S&P 500 Perpetual Contract Launches on Hyperliquid in First Official License

S&P Dow Jones Indices has officially licensed the S&P 500 index to TradeXYZ for a perpetual futures contract on Hyperliquid, marking the first time a major traditional finance benchmark has been formally authorized for use on a decentralized perpetuals exchange.

What to Know

  • S&P Dow Jones Indices, a subsidiary of S&P Global, has granted an official license for the S&P 500 index to be used in a perpetual contract product on Hyperliquid through TradeXYZ.
  • This is the first officially licensed S&P 500 perpetual contract to exist on any DeFi venue, distinguishing it from synthetic or unofficial S&P 500 trackers that have circulated across decentralized exchanges.

S&P Dow Jones Indices Grants First Official License for a DeFi Perpetual

The announcement, confirmed through an official press release, names S&P Dow Jones Indices as the licensor and TradeXYZ as the entity bringing the product to Hyperliquid. The product is a perpetual contract, meaning it has no expiry date and settles through a funding rate mechanism, giving traders continuous leveraged exposure to the S&P 500 price.

The “officially licensed” distinction is critical. It means S&P Dow Jones Indices provides the authorized index data feed and grants use of the S&P 500 name and trademark. This separates the product from synthetic replicas or unauthorized trackers that have appeared on various decentralized platforms without formal agreements.

S&P Global’s index announcements page confirmed the licensing arrangement, lending institutional weight to the deal. For crypto markets, an entity of S&P Global’s stature formally engaging with a DeFi protocol represents a notable shift in how traditional financial institutions view decentralized infrastructure.

The move comes at a time when regulatory debates around crypto products continue to shape how traditional finance interacts with decentralized platforms. An official license from one of the world’s most recognized index providers signals growing institutional comfort with DeFi venues as legitimate trading infrastructure.
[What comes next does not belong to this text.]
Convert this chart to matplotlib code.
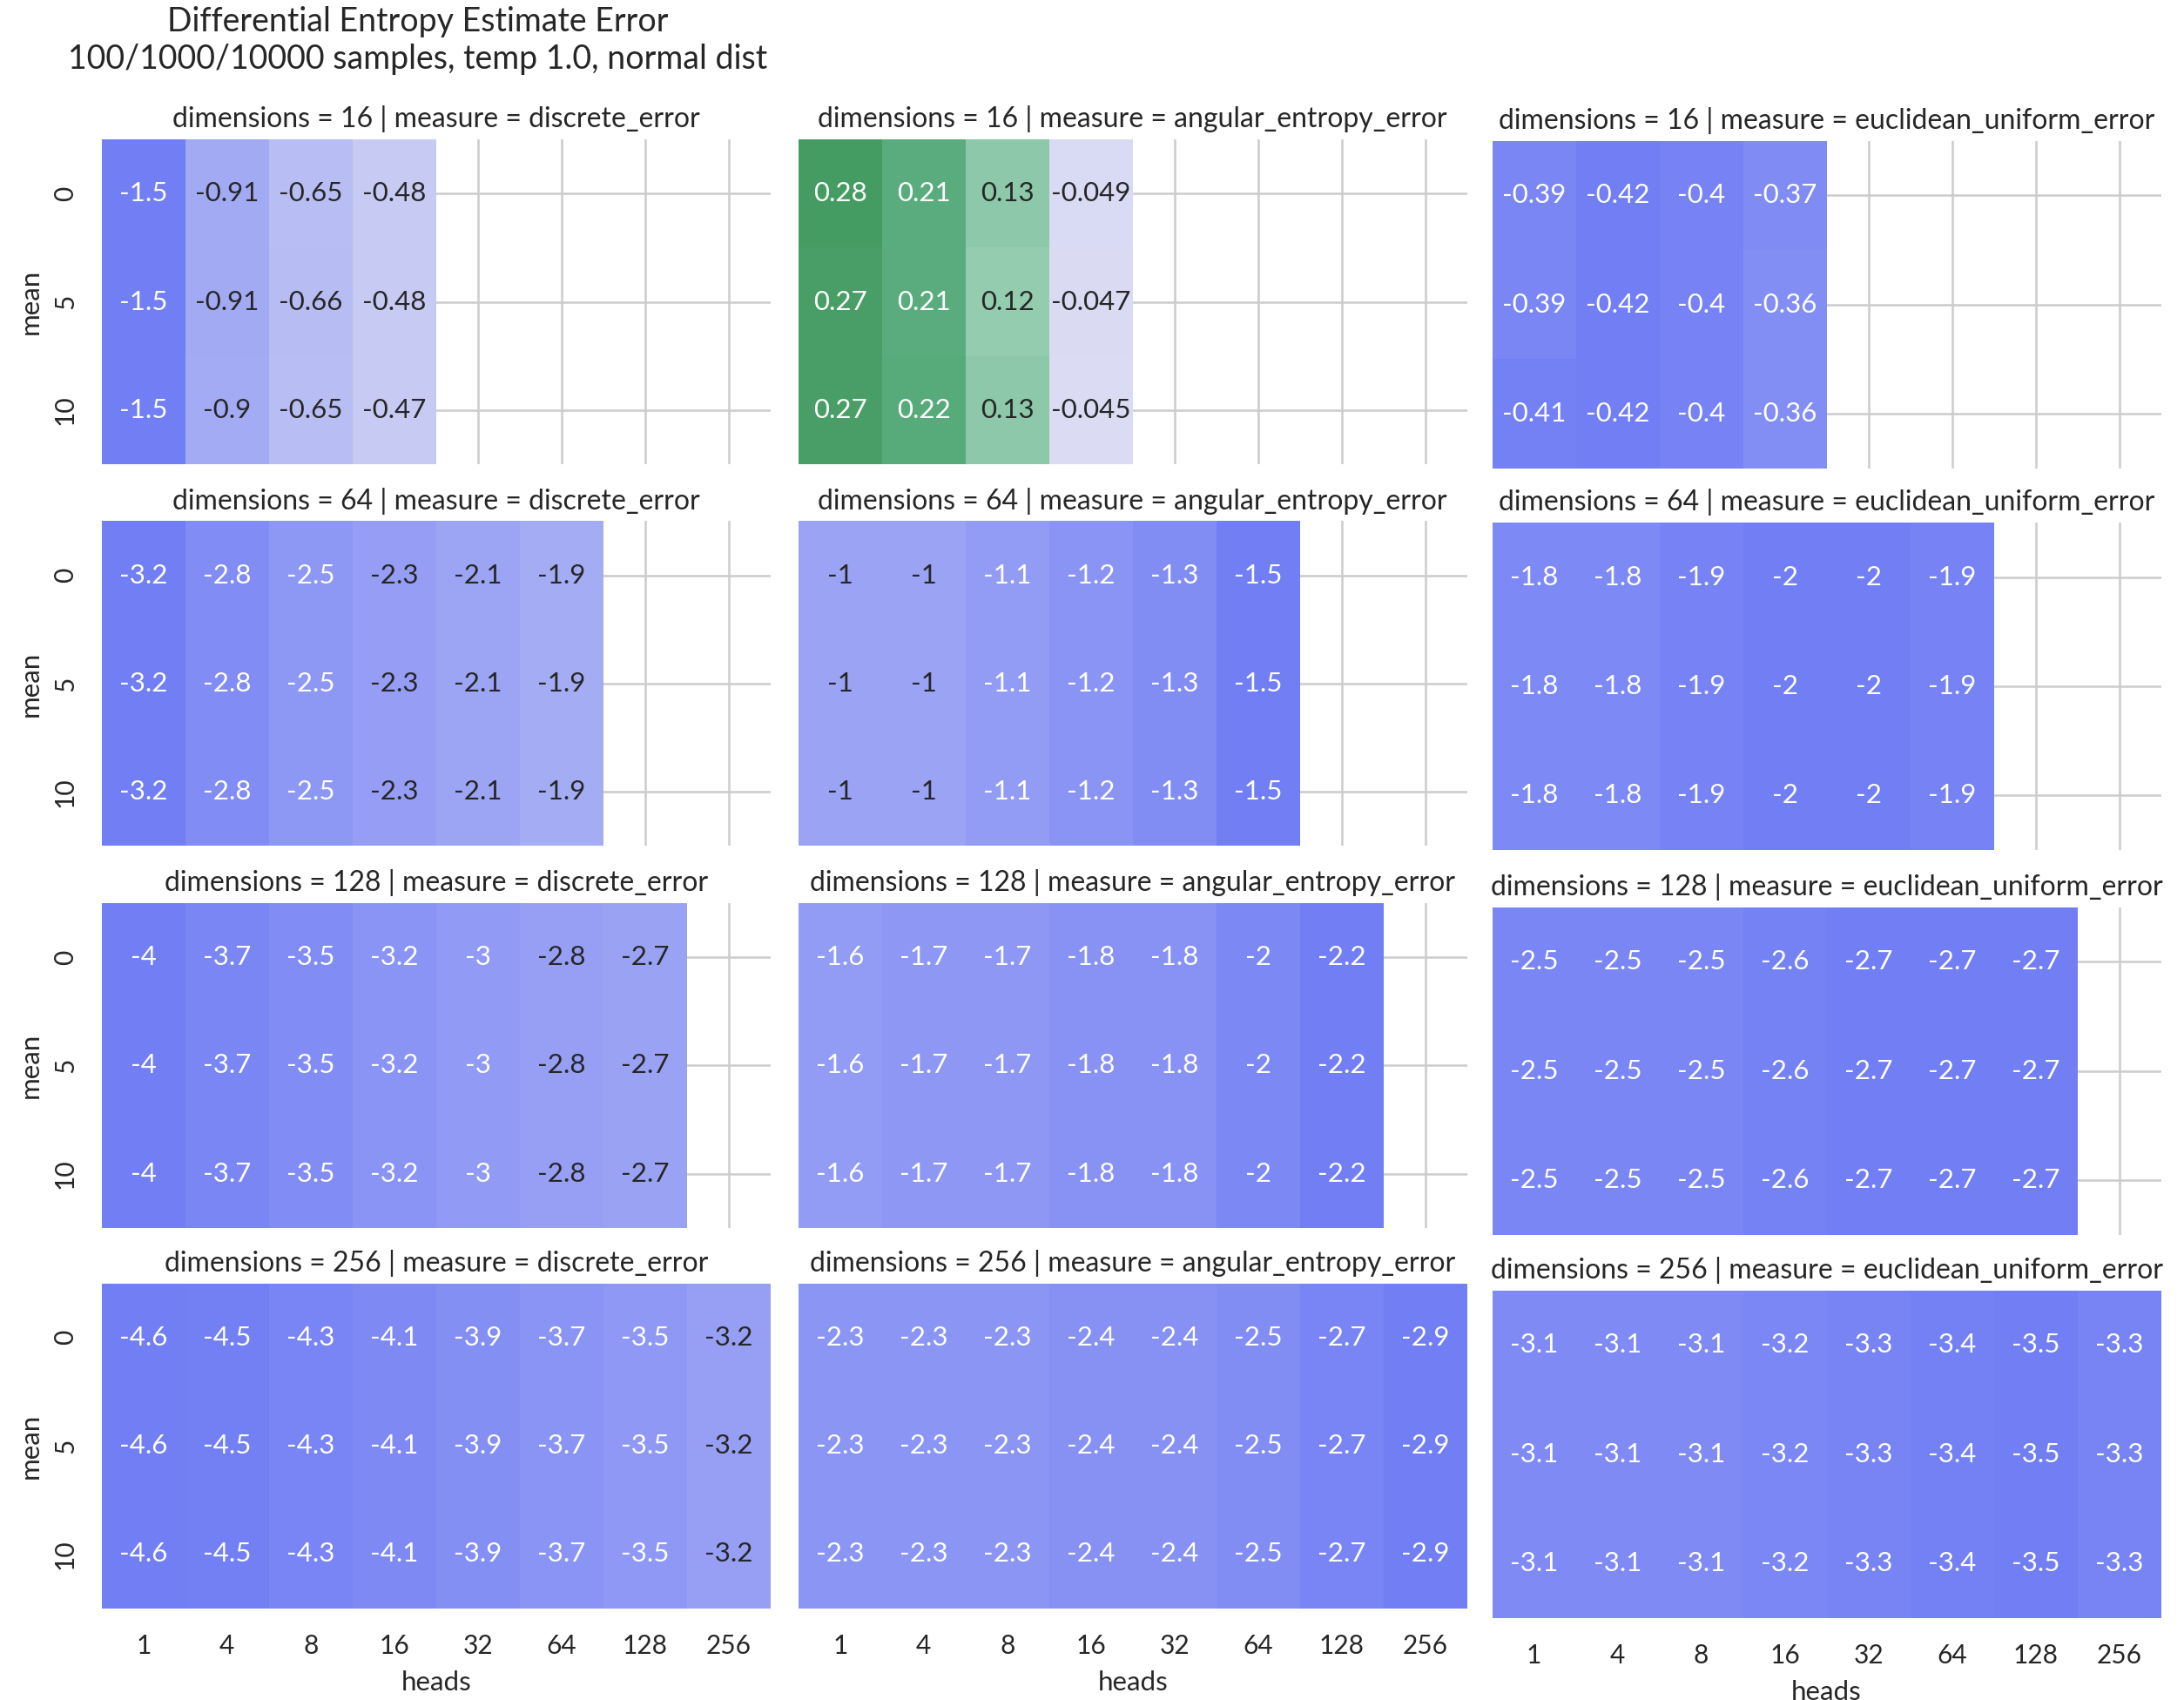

Why Crypto Traders Get Something TradFi Brokerages Don’t Offer

The S&P 500 is the most widely followed equity benchmark in the world, but accessing it through traditional channels comes with friction. CME E-mini S&P 500 futures require a brokerage account, margin approval, and operate within defined exchange hours. Hyperliquid, by contrast, is non-custodial and runs 24/7 on its own Layer 1 chain.

Perpetual contracts eliminate the roll costs that come with dated futures. Traders on Hyperliquid can maintain exposure to the S&P 500 index without worrying about contract expiration dates or the associated costs of rolling positions forward, a structural advantage over the CME futures market.

Previous attempts to bring S&P 500 exposure to DeFi relied on synthetic oracle approximations rather than an official data feed. The difference matters: an authorized S&P index feed reduces the risk of price manipulation or oracle deviation that has plagued synthetic products on decentralized platforms.

For traders already active on Hyperliquid, the product adds macro exposure to a platform primarily known for crypto-native perpetuals. No broker account, no KYC-gated futures exchange, no restricted trading hours. That accessibility gap is precisely what makes this product relevant to the DeFi user base, particularly those who track macroeconomic policy developments and want to trade on them directly.

Hyperliquid Cements Its Position as a TradFi-to-DeFi Bridge

Hyperliquid has emerged as one of the most active decentralized perpetuals venues, and the S&P licensing deal strengthens its positioning as a bridge between traditional financial markets and DeFi. Securing an official license from S&P Dow Jones Indices is a credibility signal that few, if any, competing decentralized exchanges can match.

The deal fits into a broader trend of traditional financial products migrating to permissionless infrastructure. Tokenized treasuries, real-world asset protocols, and institutional-grade DeFi products have all gained traction over the past year. An officially licensed index perpetual represents the next logical step in that convergence, as The Block reported in its coverage of the announcement.

Whether this deal leads to additional index licenses, such as the Dow Jones Industrial Average or sector-specific S&P indices on Hyperliquid, will depend on how the S&P 500 perpetual performs in terms of volume and institutional adoption. For now, the licensing agreement establishes a precedent: major TradFi index providers are willing to formally partner with decentralized exchanges.

The broader implications extend beyond Hyperliquid. If the product gains meaningful traction, it could pressure other DeFi perpetuals platforms to pursue similar licensing arrangements rather than relying on unauthorized synthetic products. It may also influence how policymakers view the intersection of regulated financial benchmarks and decentralized trading venues.

Disclaimer: This article is for informational purposes only and does not constitute financial or investment advice. Cryptocurrency and digital asset markets carry significant risk. Always do your own research before making decisions.